DNA-encoded libraries (DELs) have been making a big splash in drug discovery recently. Although the original idea dates back to 1992, DELs seem now to be surpassing traditional high-throughput screening approaches in terms of cost, scale, and speed and promise to make it easy for small labs to screen billions of compounds against targets of interest. Similar to other in vitro display technologies, like phage display or mRNA display which our lab and the Pearce lab have used extensively, each compound in a DEL is tagged with a unique DNA barcode, so hit deconvolution can be achieved by routine DNA sequencing. Still, a heavy reliance on just a handful of chemistries, in particular peptide couplings and reductive aminations, have largely dragged DELs back into the chemical space of phage and mRNA display libraries. It seems surprising, given the wealth of classical organic reactions and newer, C-H modalities, that DEL chemistry should be dominated by these two. Numerous groups have begun to work on translating reactions such as the Suzuki coupling, Wittig olefination, olefin metathesis, or Diels-Alder into DNA-compatible forms, but substrate scope can still be a limiting factor and few of these reactions have been successfully applied in real selection campaigns.
Thus, we were very interested to read the new paper from the Baran and Blackmond labs at Scripps, which aims to develop a roadmap for translating known organic reactions into DEL-compatible chemistry.
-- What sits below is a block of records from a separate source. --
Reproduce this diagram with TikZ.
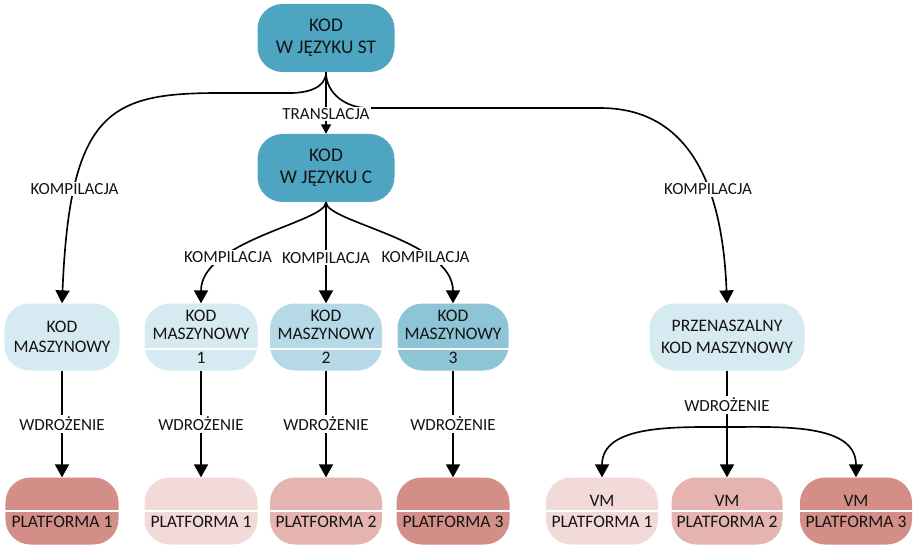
\documentclass[tikz,border=0pt]{standalone}
\usepackage{fontspec}
\setmainfont{Carlito}
\usepackage{tikz}
\usetikzlibrary{calc,arrows.meta}
\definecolor{stblue}{RGB}{77,165,193}
\definecolor{mclight}{RGB}{214,234,242}
\definecolor{mcmid}{RGB}{181,217,230}
\definecolor{mcdark}{RGB}{141,196,214}
\definecolor{pllight}{RGB}{242,218,217}
\definecolor{plmid}{RGB}{229,180,176}
\definecolor{pldark}{RGB}{212,142,136}
\definecolor{ink}{RGB}{20,20,20}
\def\drawarr{\draw[line width=1.4pt, -{Triangle[width=12pt,length=11pt]}]}
\def\drawarrs{\draw[line width=1.4pt, -{Triangle[width=8.5pt,length=8pt]}]}
\def\drawsep{\draw[white, line width=1.6pt]}
\def\boxnode{\node[rounded corners=0.75cm, text=ink, align=center, inner sep=0pt, minimum height=2.01cm]}

\begin{document}
\begin{tikzpicture}[x=0.3mm,y=-0.3mm,font=\fontsize{15}{18}\selectfont,
  lbl/.style={fill=white,text=ink,inner sep=1.5pt,font=\fontsize{14.5}{16}\selectfont}]
\useasboundingbox (0,0) rectangle (915,551);

% -------- source code ---------
\boxnode[fill=stblue, minimum width=4.11cm, minimum height=2.04cm, font=\fontsize{16.5}{19}\selectfont] (st) at (326,38) {KOD\\W JĘZYKU ST};
\boxnode[fill=stblue, minimum width=4.11cm, minimum height=2.04cm, font=\fontsize{16.5}{19}\selectfont] (cn) at (326,168) {KOD\\W JĘZYKU C};

% -------- machine code ---------
\boxnode[fill=mclight, minimum width=3.45cm, font=\fontsize{15}{17}\selectfont] (m0) at (62,337) {KOD\\MASZYNOWY};
\boxnode[fill=mclight, minimum width=3.39cm, font=\fontsize{15}{15.5}\selectfont] (k1) at (201,337) {KOD\\MASZYNOWY\\[5pt]1};
\boxnode[fill=mcmid, minimum width=3.36cm, font=\fontsize{15}{15.5}\selectfont] (k2) at (326,337) {KOD\\MASZYNOWY\\[5pt]2};
\boxnode[fill=mcdark, minimum width=3.33cm, font=\fontsize{15}{15.5}\selectfont] (k3) at (453,337) {KOD\\MASZYNOWY\\[5pt]3};
\boxnode[fill=mclight, minimum width=4.65cm, font=\fontsize{15}{19}\selectfont] (pm) at (727,337) {PRZENASZALNY\\KOD MASZYNOWY};
\foreach \n in {k1,k2,k3} \drawsep ($(\n.west)+(0,12)$) -- ($(\n.east)+(0,12)$);

% -------- platforms ---------
\boxnode[fill=pldark, minimum width=3.39cm] (p0) at (62,511) {\vphantom{VM}\\PLATFORMA 1};
\boxnode[fill=pllight, minimum width=3.39cm] (p1) at (201,511) {\vphantom{VM}\\PLATFORMA 1};
\boxnode[fill=plmid, minimum width=3.36cm] (p2) at (326,511) {\vphantom{VM}\\PLATFORMA 2};
\boxnode[fill=pldark, minimum width=3.39cm] (p3) at (453,511) {\vphantom{VM}\\PLATFORMA 3};
\boxnode[fill=pllight, minimum width=3.36cm] (v1) at (602,511) {VM\\PLATFORMA 1};
\boxnode[fill=plmid, minimum width=3.33cm] (v2) at (727,511) {VM\\PLATFORMA 2};
\boxnode[fill=pldark, minimum width=3.36cm] (v3) at (856,511) {VM\\PLATFORMA 3};
\foreach \n in {p0,p1,p2,p3,v1,v2,v3} \drawsep (\n.west) -- (\n.east);

% -------- out of the ST code ---------
% the two long arms are drawn first, the TRANSLACJA label then covers the right one
\coordinate (lkA) at (290,93);
\coordinate (lkB) at (220,93);
\coordinate (rkA) at (368,108);
\coordinate (rkB) at (600,108);
\drawarr (st.south) to[out=-90,in=0] (lkA) -- (lkB)
  .. controls +(-110,0) and +(8,-193) .. node[lbl,pos=0.75] {KOMPILACJA} (m0.north);
\drawarr (st.south) to[out=-90,in=180] (rkA) -- (rkB)
  .. controls +(80,0) and +(-5,-133) .. node[lbl,pos=0.65] {KOMPILACJA} (pm.north);
\drawarrs (st.south) -- node[lbl,pos=0.68] {TRANSLACJA} (cn.north);

% -------- out of the C code ---------
\drawarr (cn.south) .. controls +(0,20) and +(0,-63) .. node[lbl,pos=0.7] {KOMPILACJA} (k1.north);
\drawarr (cn.south) -- node[lbl,pos=0.55] {KOMPILACJA} (k2.north);
\drawarr (cn.south) .. controls +(0,20) and +(0,-63) .. node[lbl,pos=0.7] {KOMPILACJA} (k3.north);

% -------- deployment ---------
\drawarr (m0.south) -- node[lbl] {WDROŻENIE} (p0.north);
\drawarr (k1.south) -- node[lbl] {WDROŻENIE} (p1.north);
\drawarr (k2.south) -- node[lbl] {WDROŻENIE} (p2.north);
\drawarr (k3.south) -- node[lbl] {WDROŻENIE} (p3.north);
\coordinate (br) at (727,427); % branching point of the VM arms
\drawarr (pm.south) -- node[lbl,pos=0.32] {WDROŻENIE} (v2.north);
\drawarr (br) to[out=180,in=90] (v1.north);
\drawarr (br) to[out=0,in=90] (v3.north);
\end{tikzpicture}
\end{document}
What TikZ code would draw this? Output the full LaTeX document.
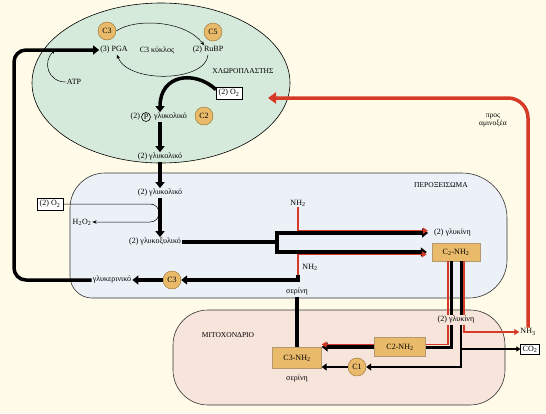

This work is presumably driven in part by an exciting recent partnership between Scripps and Pfizer for work on this front. In the paper, the authors first identified a set of general parameters that should be met for successful DNA-compatible chemistry and then, using the Giese reaction as a case study, they launch into an exhaustive six step kinetic and mechanistic analysis, involving screening of over 100 reaction conditions, that eventually lands them at the doorstep of DEL-compatible chemistry. Interestingly, the most significant discovery, in terms of optimizing the reaction is that concentration and available surface area of the stoichiometric Zn activator can be tuned to allow the use of dilute concentrations of other coupling partners and facilitate chemistry in the presence of DNA. Overall, this optimized Giese reaction provides a robust protocol to forge valuable C(sp3)-C(sp3) bonds on DNA templates, which the authors demonstrate with a broad substrate scope analysis.
There is little doubt that this chemistry is cool and could lead to some interesting new DELs and one obvious next step is to generate a DEL library with this chemistry and use it in a selection. But this paper really got our lab talking about what is a “DEL-compatible” reaction? For example, we noticed significant variation in the yields for this chemistry, ranging from 44-93% on model DEL substrates, and wondered what’s the minimum acceptable yield for DEL chemistry? A 40% yield may be too low. Consider if the average yield of each step in a 3-step synthesis is 40%, this would result in a library where only 6.4% is really viable, thus dropping the real diversity and making hit deconvolution very challenging. A minimum yield of 80% may be more realistic since >50% of the library will be present as intended. We were obviously not the first to worry about this: the authors cite no less than five different methods for determining yields of on-DEL chemistry from the lit. Significantly, Paegel and co-workers considered the impact that reaction conditions might have on the informational integrity of the DNA: a reaction may proceed smoothly in a given set of conditions and the DNA may still be intact, but is the DNA amplifiable? Paegel’s went beyond the conventional organic standard for reaction yield and measured an “amplifiable DNA remaining percentage,” which in many cases differs from the reaction yield measured by LCMS, indicating that informational integrity is a very real concern. We also wondered what would be the impact of mixtures of degenerate stereoisomers in a DEL library? Because the reaction, as presented in the paper, isn’t stereoselective, certain substrates give yield to epimers. If these epimers were present in a library, coded by the same tag, it’s unclear whether this would be beneficial because it would contribute to diversity or detrimental, since one isomer might drown out the selection of the other, especially if substrate control winds up leading to uneven mixtures of diastereomers.
These potential issues highlight the need for intense scrutiny when developing DNA-compatible reactions to yield a toolbox that won’t compromise the library in the process of making it. Therefore, it may be worth a moderate revision of the list of general reaction parameters to increase the minimum acceptable yield and include assessments of stereoselectivity and DNA-integrity or even measuring the impact of the latter two when adapting chemistries to DEL conditions. That being said, this paper represents a major step forward in translating classic organic reactions to DEL-compatible chemistry. Indeed, it strongly recommends designing algorithms to aid discovery of DNA-compatible reactions by chemical robots: adapting this paper’sapproach computationally, to search powerful resources like Scifinder or Reaxys and systematically comb through reaction conditions that fit the above parameters may be a quick way to identify new candidate reactions for translation into the DEL medium. Additionally, our lab loves using enzymes to do difficult and interesting chemistry, and DEL-compatible reaction conditions seem well suited for enzymes; we imagine that enzymes will become useful reagents for generating interesting DELs in the future.